- TASK PROMPT: Please, without the pictures, retype exactly the lines from the start of the material through the line that holds "const cx = d => x(d) + x.bandwidth() / 2;".

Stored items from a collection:
--------------------------------
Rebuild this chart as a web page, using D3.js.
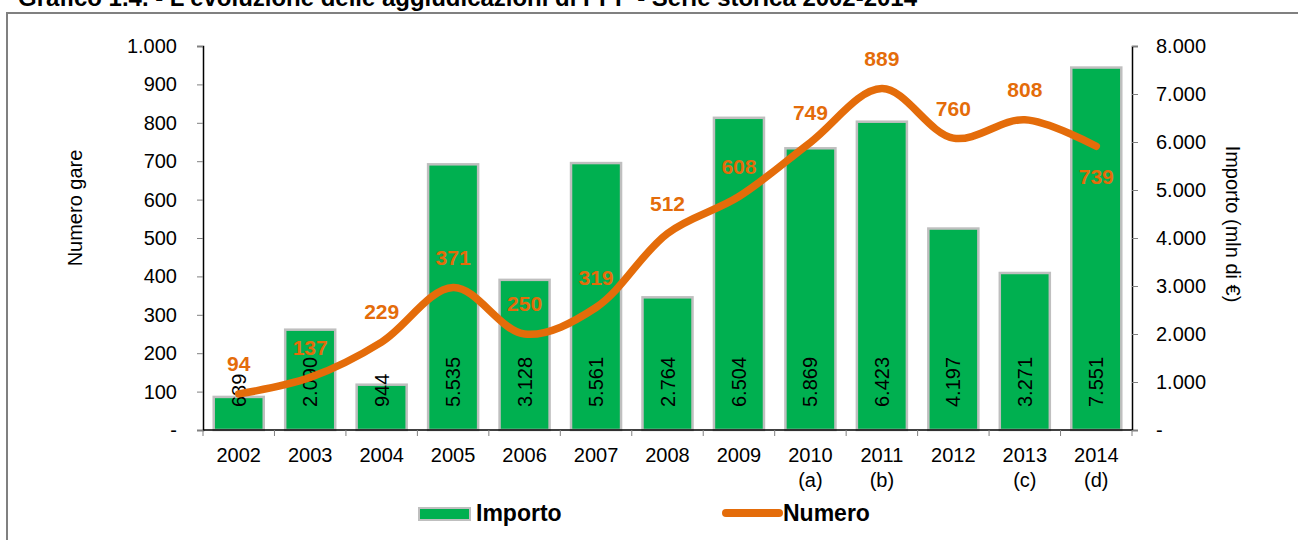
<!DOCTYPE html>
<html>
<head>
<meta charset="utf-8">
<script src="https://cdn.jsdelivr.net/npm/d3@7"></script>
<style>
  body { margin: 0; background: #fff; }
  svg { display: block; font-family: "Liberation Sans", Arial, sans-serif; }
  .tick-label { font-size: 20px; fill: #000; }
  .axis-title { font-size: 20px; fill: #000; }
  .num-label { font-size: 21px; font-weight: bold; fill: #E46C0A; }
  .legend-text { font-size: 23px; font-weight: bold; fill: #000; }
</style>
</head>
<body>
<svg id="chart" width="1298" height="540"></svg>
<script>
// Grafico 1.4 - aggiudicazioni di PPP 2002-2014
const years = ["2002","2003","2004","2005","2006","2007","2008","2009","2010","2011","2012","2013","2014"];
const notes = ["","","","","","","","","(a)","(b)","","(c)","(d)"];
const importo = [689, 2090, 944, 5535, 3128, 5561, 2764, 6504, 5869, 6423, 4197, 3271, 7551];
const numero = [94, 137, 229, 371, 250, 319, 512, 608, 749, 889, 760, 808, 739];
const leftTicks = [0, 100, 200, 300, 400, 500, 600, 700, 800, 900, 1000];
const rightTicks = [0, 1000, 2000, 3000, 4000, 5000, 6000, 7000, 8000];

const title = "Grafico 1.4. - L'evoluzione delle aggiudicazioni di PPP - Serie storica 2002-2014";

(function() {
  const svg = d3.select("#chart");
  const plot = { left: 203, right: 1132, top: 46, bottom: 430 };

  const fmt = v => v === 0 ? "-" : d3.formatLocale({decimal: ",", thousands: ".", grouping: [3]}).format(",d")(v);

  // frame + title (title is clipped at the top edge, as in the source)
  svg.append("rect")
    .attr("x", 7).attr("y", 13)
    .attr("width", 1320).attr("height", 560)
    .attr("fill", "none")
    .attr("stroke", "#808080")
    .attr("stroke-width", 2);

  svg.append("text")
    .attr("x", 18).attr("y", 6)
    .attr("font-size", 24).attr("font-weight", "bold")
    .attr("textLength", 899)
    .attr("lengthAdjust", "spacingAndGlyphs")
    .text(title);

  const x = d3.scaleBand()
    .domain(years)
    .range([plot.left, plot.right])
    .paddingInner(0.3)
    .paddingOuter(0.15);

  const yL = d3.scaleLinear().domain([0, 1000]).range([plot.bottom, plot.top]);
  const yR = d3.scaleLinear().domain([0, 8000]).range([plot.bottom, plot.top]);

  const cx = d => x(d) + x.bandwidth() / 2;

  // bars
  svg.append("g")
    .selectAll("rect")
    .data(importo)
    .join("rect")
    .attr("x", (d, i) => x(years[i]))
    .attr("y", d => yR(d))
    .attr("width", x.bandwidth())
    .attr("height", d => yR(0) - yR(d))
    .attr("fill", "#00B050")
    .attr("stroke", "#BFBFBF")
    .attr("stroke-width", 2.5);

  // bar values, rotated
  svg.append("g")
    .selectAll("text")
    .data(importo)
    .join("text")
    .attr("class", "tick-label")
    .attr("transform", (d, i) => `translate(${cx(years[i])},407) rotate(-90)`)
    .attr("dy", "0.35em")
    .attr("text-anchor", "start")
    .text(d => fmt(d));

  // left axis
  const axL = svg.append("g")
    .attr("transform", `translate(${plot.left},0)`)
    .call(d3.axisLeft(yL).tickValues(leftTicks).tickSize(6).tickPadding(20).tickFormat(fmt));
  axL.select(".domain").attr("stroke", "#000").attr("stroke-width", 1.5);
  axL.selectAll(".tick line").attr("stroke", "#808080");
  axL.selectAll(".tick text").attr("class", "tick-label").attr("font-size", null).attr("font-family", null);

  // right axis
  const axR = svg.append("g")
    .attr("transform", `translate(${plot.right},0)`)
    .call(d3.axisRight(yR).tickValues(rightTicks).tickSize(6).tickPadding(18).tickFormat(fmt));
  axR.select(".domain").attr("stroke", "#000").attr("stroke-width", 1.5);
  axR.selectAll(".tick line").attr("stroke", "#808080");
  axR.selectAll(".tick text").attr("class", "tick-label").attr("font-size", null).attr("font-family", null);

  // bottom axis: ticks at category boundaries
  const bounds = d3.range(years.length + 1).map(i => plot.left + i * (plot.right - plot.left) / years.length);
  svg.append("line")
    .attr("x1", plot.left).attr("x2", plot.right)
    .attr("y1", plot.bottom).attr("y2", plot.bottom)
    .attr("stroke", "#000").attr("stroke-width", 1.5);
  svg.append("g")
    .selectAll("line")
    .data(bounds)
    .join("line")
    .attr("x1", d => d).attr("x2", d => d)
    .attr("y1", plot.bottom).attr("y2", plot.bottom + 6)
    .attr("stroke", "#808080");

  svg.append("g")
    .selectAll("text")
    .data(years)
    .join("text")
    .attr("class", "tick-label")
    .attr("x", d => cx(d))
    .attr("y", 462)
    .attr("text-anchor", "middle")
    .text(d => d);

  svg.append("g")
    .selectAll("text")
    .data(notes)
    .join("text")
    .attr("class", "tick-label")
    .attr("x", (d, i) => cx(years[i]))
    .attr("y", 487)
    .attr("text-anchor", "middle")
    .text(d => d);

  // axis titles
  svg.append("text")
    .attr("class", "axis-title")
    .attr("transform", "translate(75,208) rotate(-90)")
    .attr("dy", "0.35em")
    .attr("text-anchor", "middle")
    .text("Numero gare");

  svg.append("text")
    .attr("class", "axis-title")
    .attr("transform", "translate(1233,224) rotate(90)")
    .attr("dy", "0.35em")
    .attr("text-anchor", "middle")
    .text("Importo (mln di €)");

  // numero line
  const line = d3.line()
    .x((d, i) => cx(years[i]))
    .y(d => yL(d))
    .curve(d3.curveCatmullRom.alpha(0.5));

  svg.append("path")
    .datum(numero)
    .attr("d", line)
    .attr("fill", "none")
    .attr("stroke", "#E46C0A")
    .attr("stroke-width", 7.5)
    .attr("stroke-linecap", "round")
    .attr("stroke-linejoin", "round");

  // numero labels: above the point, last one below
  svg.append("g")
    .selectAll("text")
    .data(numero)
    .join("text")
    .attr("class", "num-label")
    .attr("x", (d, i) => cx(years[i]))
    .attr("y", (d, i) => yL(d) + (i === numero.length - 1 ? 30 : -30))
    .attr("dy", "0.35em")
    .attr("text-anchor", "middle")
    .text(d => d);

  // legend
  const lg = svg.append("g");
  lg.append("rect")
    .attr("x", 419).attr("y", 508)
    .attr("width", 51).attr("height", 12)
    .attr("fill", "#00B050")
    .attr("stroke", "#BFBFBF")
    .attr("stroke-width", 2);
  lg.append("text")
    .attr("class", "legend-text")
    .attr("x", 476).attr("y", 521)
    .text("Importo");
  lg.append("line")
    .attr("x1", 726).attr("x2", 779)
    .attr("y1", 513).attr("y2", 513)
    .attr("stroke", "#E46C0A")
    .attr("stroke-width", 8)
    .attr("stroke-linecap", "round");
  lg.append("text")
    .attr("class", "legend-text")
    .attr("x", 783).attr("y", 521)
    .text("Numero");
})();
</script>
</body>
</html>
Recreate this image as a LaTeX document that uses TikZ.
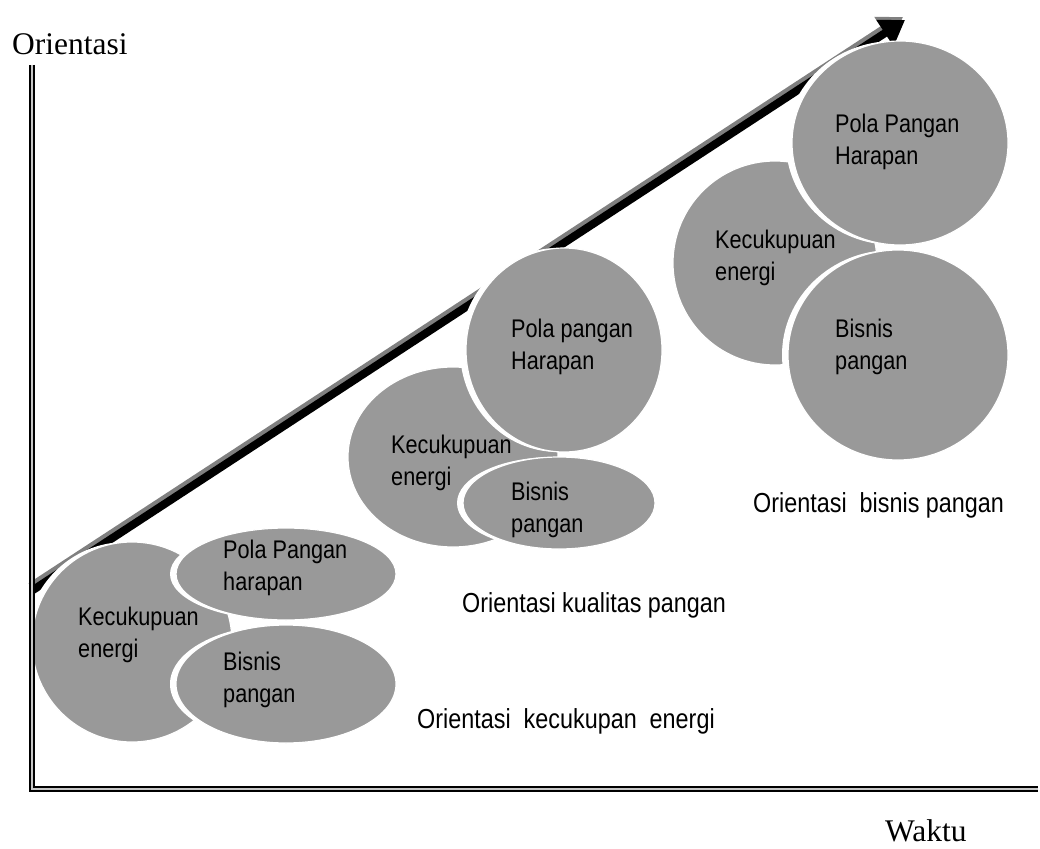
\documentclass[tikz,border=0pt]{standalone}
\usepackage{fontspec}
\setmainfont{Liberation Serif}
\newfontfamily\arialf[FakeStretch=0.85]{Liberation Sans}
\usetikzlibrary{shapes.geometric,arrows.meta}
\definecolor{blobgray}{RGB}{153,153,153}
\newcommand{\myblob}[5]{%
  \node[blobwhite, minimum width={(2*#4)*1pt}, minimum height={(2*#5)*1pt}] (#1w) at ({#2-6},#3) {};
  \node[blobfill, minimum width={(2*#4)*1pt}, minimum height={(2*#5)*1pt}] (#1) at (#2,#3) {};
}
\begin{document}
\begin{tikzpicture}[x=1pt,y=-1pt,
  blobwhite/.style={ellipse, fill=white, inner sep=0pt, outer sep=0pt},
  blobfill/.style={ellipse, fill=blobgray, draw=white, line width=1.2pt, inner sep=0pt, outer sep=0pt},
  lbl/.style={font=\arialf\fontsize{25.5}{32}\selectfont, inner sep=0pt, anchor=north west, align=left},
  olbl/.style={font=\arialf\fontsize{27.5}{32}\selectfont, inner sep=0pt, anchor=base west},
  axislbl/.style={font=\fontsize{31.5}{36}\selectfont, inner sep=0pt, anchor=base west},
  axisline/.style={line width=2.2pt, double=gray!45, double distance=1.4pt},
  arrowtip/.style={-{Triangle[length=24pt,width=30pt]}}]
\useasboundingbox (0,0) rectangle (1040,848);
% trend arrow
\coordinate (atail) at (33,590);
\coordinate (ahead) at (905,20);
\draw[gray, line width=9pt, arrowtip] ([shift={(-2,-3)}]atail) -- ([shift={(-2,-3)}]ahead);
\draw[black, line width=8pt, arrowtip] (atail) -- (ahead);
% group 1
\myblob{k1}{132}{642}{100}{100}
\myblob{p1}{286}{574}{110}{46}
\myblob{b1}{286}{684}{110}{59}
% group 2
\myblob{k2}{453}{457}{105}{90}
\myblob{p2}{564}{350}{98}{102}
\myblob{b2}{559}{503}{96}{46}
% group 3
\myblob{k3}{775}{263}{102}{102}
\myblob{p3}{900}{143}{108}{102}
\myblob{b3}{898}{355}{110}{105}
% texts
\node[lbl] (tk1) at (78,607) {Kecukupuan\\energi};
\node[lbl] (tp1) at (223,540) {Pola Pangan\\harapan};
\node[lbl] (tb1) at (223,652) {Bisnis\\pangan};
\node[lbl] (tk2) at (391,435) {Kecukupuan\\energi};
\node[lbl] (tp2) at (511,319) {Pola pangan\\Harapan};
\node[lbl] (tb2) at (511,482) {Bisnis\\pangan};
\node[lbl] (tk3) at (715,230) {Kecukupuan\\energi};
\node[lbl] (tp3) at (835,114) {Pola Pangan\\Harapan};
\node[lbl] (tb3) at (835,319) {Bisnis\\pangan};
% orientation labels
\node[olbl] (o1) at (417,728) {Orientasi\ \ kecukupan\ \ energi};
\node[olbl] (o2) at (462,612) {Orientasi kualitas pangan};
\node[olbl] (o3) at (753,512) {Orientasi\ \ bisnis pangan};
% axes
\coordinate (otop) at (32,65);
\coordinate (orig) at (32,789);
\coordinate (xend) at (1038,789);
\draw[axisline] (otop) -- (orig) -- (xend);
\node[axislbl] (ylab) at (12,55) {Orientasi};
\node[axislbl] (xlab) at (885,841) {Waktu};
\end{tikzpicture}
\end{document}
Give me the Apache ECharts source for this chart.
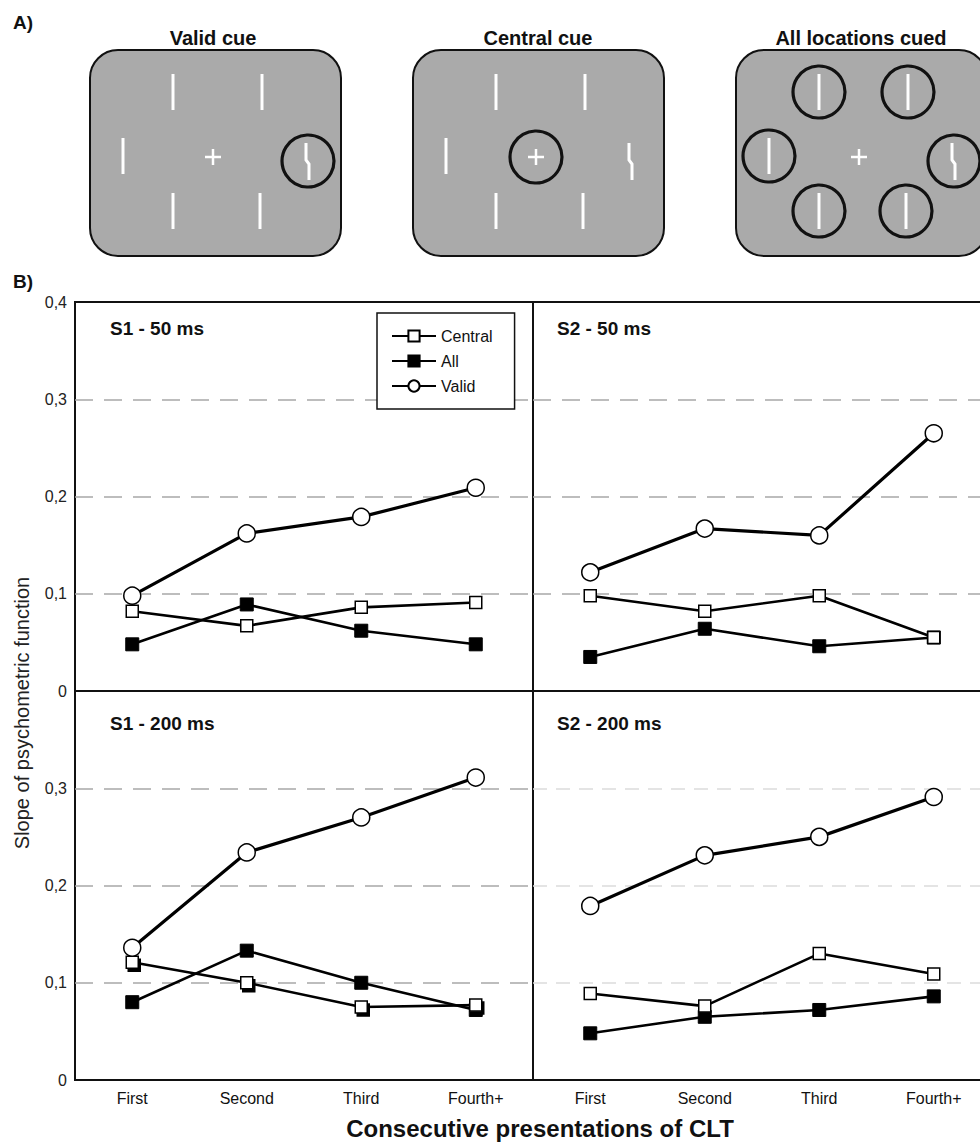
--------------------------------
- SOLUTION TO THIS PROBLEM:
Rebuild this chart as a web page, using D3.js.
<!DOCTYPE html>
<html>
<head>
<meta charset="utf-8">
<script src="https://cdn.jsdelivr.net/npm/d3@7"></script>
<style>
  body { margin: 0; background: #fff; }
  svg { display: block; font-family: "Liberation Sans", Arial, sans-serif; }
  .tick-label { font-size: 20px; fill: #000; }
  .axis-title { font-size: 20px; fill: #000; }
  .num-label { font-size: 21px; font-weight: bold; fill: #E46C0A; }
  .legend-text { font-size: 23px; font-weight: bold; fill: #000; }
</style>
</head>
<body>
<svg id="chart" width="1298" height="540"></svg>
<script>
// Grafico 1.4 - aggiudicazioni di PPP 2002-2014
const years = ["2002","2003","2004","2005","2006","2007","2008","2009","2010","2011","2012","2013","2014"];
const notes = ["","","","","","","","","(a)","(b)","","(c)","(d)"];
const importo = [689, 2090, 944, 5535, 3128, 5561, 2764, 6504, 5869, 6423, 4197, 3271, 7551];
const numero = [94, 137, 229, 371, 250, 319, 512, 608, 749, 889, 760, 808, 739];
const leftTicks = [0, 100, 200, 300, 400, 500, 600, 700, 800, 900, 1000];
const rightTicks = [0, 1000, 2000, 3000, 4000, 5000, 6000, 7000, 8000];

const title = "Grafico 1.4. - L'evoluzione delle aggiudicazioni di PPP - Serie storica 2002-2014";

(function() {
  const svg = d3.select("#chart");
  const plot = { left: 203, right: 1132, top: 46, bottom: 430 };

  const fmt = v => v === 0 ? "-" : d3.formatLocale({decimal: ",", thousands: ".", grouping: [3]}).format(",d")(v);

  // frame + title (title is clipped at the top edge, as in the source)
  svg.append("rect")
    .attr("x", 7).attr("y", 13)
    .attr("width", 1320).attr("height", 560)
    .attr("fill", "none")
    .attr("stroke", "#808080")
    .attr("stroke-width", 2);

  svg.append("text")
    .attr("x", 18).attr("y", 6)
    .attr("font-size", 24).attr("font-weight", "bold")
    .attr("textLength", 899)
    .attr("lengthAdjust", "spacingAndGlyphs")
    .text(title);

  const x = d3.scaleBand()
    .domain(years)
    .range([plot.left, plot.right])
    .paddingInner(0.3)
    .paddingOuter(0.15);

  const yL = d3.scaleLinear().domain([0, 1000]).range([plot.bottom, plot.top]);
  const yR = d3.scaleLinear().domain([0, 8000]).range([plot.bottom, plot.top]);

  const cx = d => x(d) + x.bandwidth() / 2;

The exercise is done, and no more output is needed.